LaBella and thecolorsblend have the best responses here.
And as Not David pointed out, there is a difference between younger and older millennials. For example, I am an older millennial (b. 1982), and the youngest person I know socially is a decade younger than me (still a millennial, but younger), yet I honestly have no idea what she is talking about 99.9% of the time. And I don't think it's because she is not articulating her ideas clearly or anything...we just grew up in more different worlds than most members of previous generations probably would have, I'm going to guess because of the internet, which was not in everyone's home until I was basically an adult (I myself wasn't on the internet until I was 18, and the people I knew who were on the internet in high school were generally the tech 'nerds' and 'hackers'). So she will post things on Facebook, for instance, that are like little cartoons that show androgynous people and have text on them saying "Some women have (male genitalia), and some men have (female genitalia) -- GET OVER IT!!!", and...yeah...I mean, I was never
upset with that idea in the first place...I just plainly don't think that's how it works, so it sounds obviously wrong to me.
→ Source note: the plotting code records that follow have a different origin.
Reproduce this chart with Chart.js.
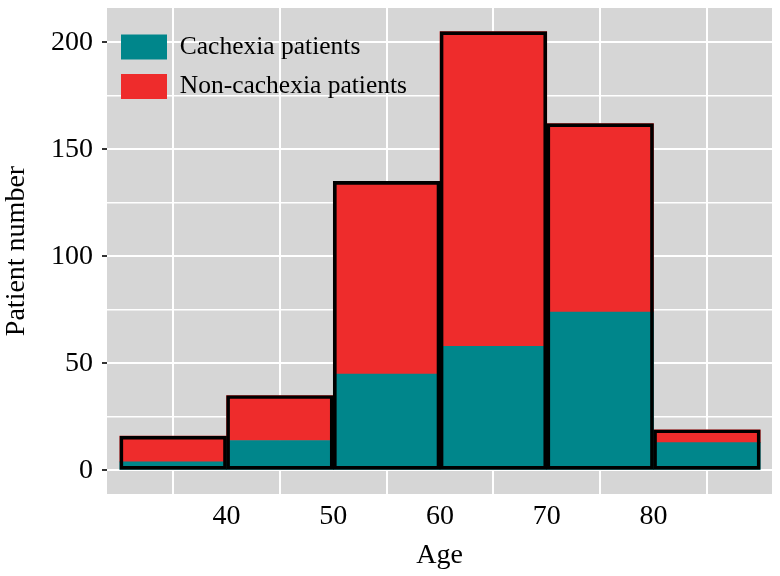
<!DOCTYPE html>
<html>
<head>
<meta charset="utf-8">
<script src="https://cdn.jsdelivr.net/npm/chart.js@4"></script>
<style>
  html, body { margin: 0; padding: 0; background: #fff; }
  #wrap { width: 780px; height: 576px; }
</style>
</head>
<body>
<div id="wrap"><canvas id="hist"></canvas></div>
<script>
// age bins (bin centres), counts
const ageBins = [35, 45, 55, 65, 75, 85];
const cachexia = [4, 14, 45, 58, 74, 13];
const nonCachexia = [12, 21, 90, 147, 88, 6];
const yTicks = [0, 25, 50, 75, 100, 125, 150, 175, 200];
const xTickLabels = [40, 50, 60, 70, 80];

const totals = cachexia.map((v, i) => v + nonCachexia[i]);
const pts = arr => arr.map((v, i) => ({ x: ageBins[i], y: v }));

const FONT = 'Liberation Serif';
const GRAY_BG = '#d6d6d6';
const X_MIN = 28.8, X_MAX = 91.1;

// grey panel behind the bars
const panelBg = {
    id: 'panelBg',
    beforeDraw(chart) {
        const a = chart.chartArea;
        const ctx = chart.ctx;
        ctx.save();
        ctx.fillStyle = GRAY_BG;
        ctx.fillRect(a.left, a.top, a.right - a.left, a.bottom - a.top);
        ctx.restore();
    }
};

var ctx = document.getElementById("hist");
var myChart = new Chart(ctx, {
    type: 'bar',
    data: {
        datasets: [{
            label: 'Cachexia patients',
            data: pts(cachexia),
            backgroundColor: '#00868B',
            borderWidth: 0,
            stack: 'a',
            grouped: false,
            barPercentage: 1,
            categoryPercentage: 1
        }, {
            label: 'Non-cachexia patients',
            data: pts(nonCachexia),
            backgroundColor: '#EE2C2C',
            borderWidth: 0,
            stack: 'a',
            grouped: false,
            barPercentage: 1,
            categoryPercentage: 1
        }, {
            label: 'outline',
            data: pts(totals),
            backgroundColor: 'rgba(0,0,0,0)',
            borderColor: '#000',
            borderWidth: 3,
            borderSkipped: false,
            stack: 'b',
            grouped: false,
            order: -1,
            barPercentage: 1,
            categoryPercentage: 1
        }]
    },
    options: {
        responsive: true,
        maintainAspectRatio: false,
        animation: false,
        layout: { padding: { left: 0, top: 8, right: 8, bottom: 0 } },
        plugins: {
            tooltip: { enabled: false },
            legend: {
                position: 'chartArea',
                align: 'start',
                title: {
                    display: true,
                    text: ' ',
                    padding: { top: 19, bottom: 0 },
                    font: { size: 1 }
                },
                labels: {
                    filter: item => item.text !== 'outline',
                    boxWidth: 46,
                    boxHeight: 25,
                    padding: 14,
                    color: '#000',
                    font: { family: FONT, size: 25.5 }
                }
            }
        },
        scales: {
            // bar axis: grid lines at the bin centres, no labels
            x: {
                type: 'linear',
                position: 'bottom',
                min: X_MIN,
                max: X_MAX,
                offset: false,
                afterBuildTicks: s => { s.ticks = ageBins.map(v => ({ value: v })); },
                afterFit: s => { s.height = 0; s.paddingLeft = 0; s.paddingRight = 0; },
                border: { display: false },
                grid: { color: '#fff', lineWidth: 2, drawTicks: false, offset: false },
                ticks: { display: false }
            },
            // label axis: ticks at the bin edges
            x2: {
                type: 'linear',
                position: 'bottom',
                min: X_MIN,
                max: X_MAX,
                offset: false,
                afterBuildTicks: s => { s.ticks = xTickLabels.map(v => ({ value: v })); },
                afterFit: s => { s.height = 82; s.paddingLeft = 0; s.paddingRight = 0; },
                border: { display: false },
                grid: { display: false, drawOnChartArea: false, tickLength: 4, offset: false },
                ticks: {
                    autoSkip: false,
                    maxRotation: 0,
                    color: '#000',
                    padding: 2,
                    font: { family: FONT, size: 28 }
                },
                title: {
                    display: true,
                    text: 'Age',
                    color: '#000',
                    padding: { top: 0, bottom: 4 },
                    font: { family: FONT, size: 28 }
                }
            },
            y: {
                min: -11,
                max: 216,
                afterBuildTicks: s => { s.ticks = yTicks.map(v => ({ value: v })); },
                afterFit: s => { s.width = 107; s.paddingTop = 0; s.paddingBottom = 0; },
                border: { display: false },
                grid: {
                    color: '#fff',
                    lineWidth: c => (c.tick && c.tick.value % 50 === 0) ? 2 : 1.5,
                    tickColor: c => (c.tick && c.tick.value % 50 === 0) ? '#333' : 'rgba(0,0,0,0)',
                    tickLength: 5
                },
                ticks: {
                    color: '#000',
                    padding: 9,
                    font: { family: FONT, size: 28 },
                    callback: v => (v % 50 === 0 ? v : '')
                },
                title: {
                    display: true,
                    text: 'Patient number',
                    color: '#000',
                    padding: { top: 0, bottom: 0 },
                    font: { family: FONT, size: 28 }
                }
            }
        }
    },
    plugins: [panelBg]
});
</script>
</body>
</html>
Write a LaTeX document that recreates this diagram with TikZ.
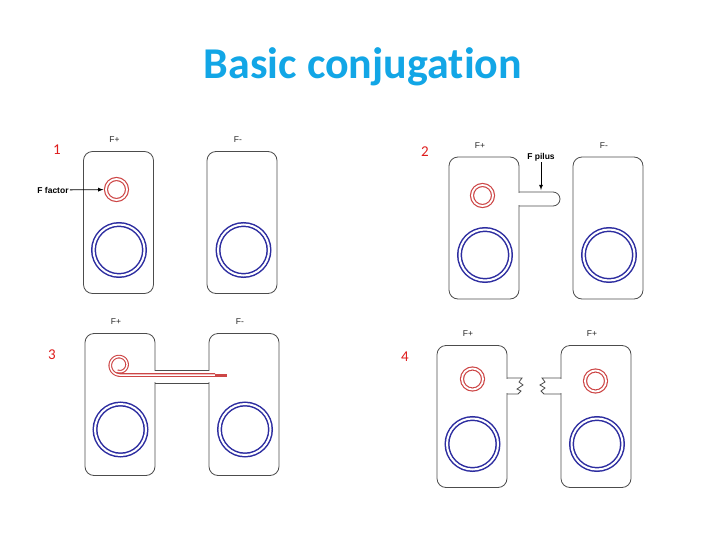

But I guess the thinking behind such things is to be confrontational towards 'transphobes', which she probably does not realize is not some time-tested, hallowed concept that everyone with the correct politics must therefore automatically subscribe to, because it's probably been like this for most of her life, or at least for as long as she has probably been politically conscious, whereas in my case I was already well out of high school before anyone I personally knew had sex reassignment surgery, and 15+ years later that person is still the only one I know who has had it, so this idea that 'transphobia' has always been everywhere and that there's a huge number of trans people or whatever just doesn't pass the smell test...heck, I knew the person in question from back in high school, when they were just
'regular' gay!
Anyway, the point is not in this particular anecdote, but to point out that the problem among younger people is always pretty much going to be the same: that they don't really have a sense for what the world was like before them (this is not always the case, of course; plenty of people have aunts, grandparents, etc. they can talk to), and when this is combined with the naturally skeptical outlook of many youth who are still trying to figure the world out or their place within it, it's going to present a challenge to anyone who is coming to them with a message that is presented as (or supposed to be) timeless, based on a non-shifting morality, etc (however you want to characterize Christianity). If the millennials or Gen Z are unique in any way, it is that the advancement of technology has made the pace of change so much quicker than it would've been in earlier times, such that 'generations' in the sense of a group of people bound by an age cohort and an assumed background of shared experiences seem to be getting shorter and shorter. I can't relate to my 27/28 year old friend as well as I can to my 30-40 year old friends and family, but I'm not entirely sure that any random friend I could pick out who is in their early 30s could relate to the average person in their late 20s now, either, to say nothing of someone in their early 20s (because I don't personally know anyone in that age group to begin with).
So...things are accelerating, and it's harder and harder to keep up, not even with what's 'hip' in a youth culture sense, but even with what people are trying to say. (Typical 'old person' reply, right? Hahaha. It's true, though!)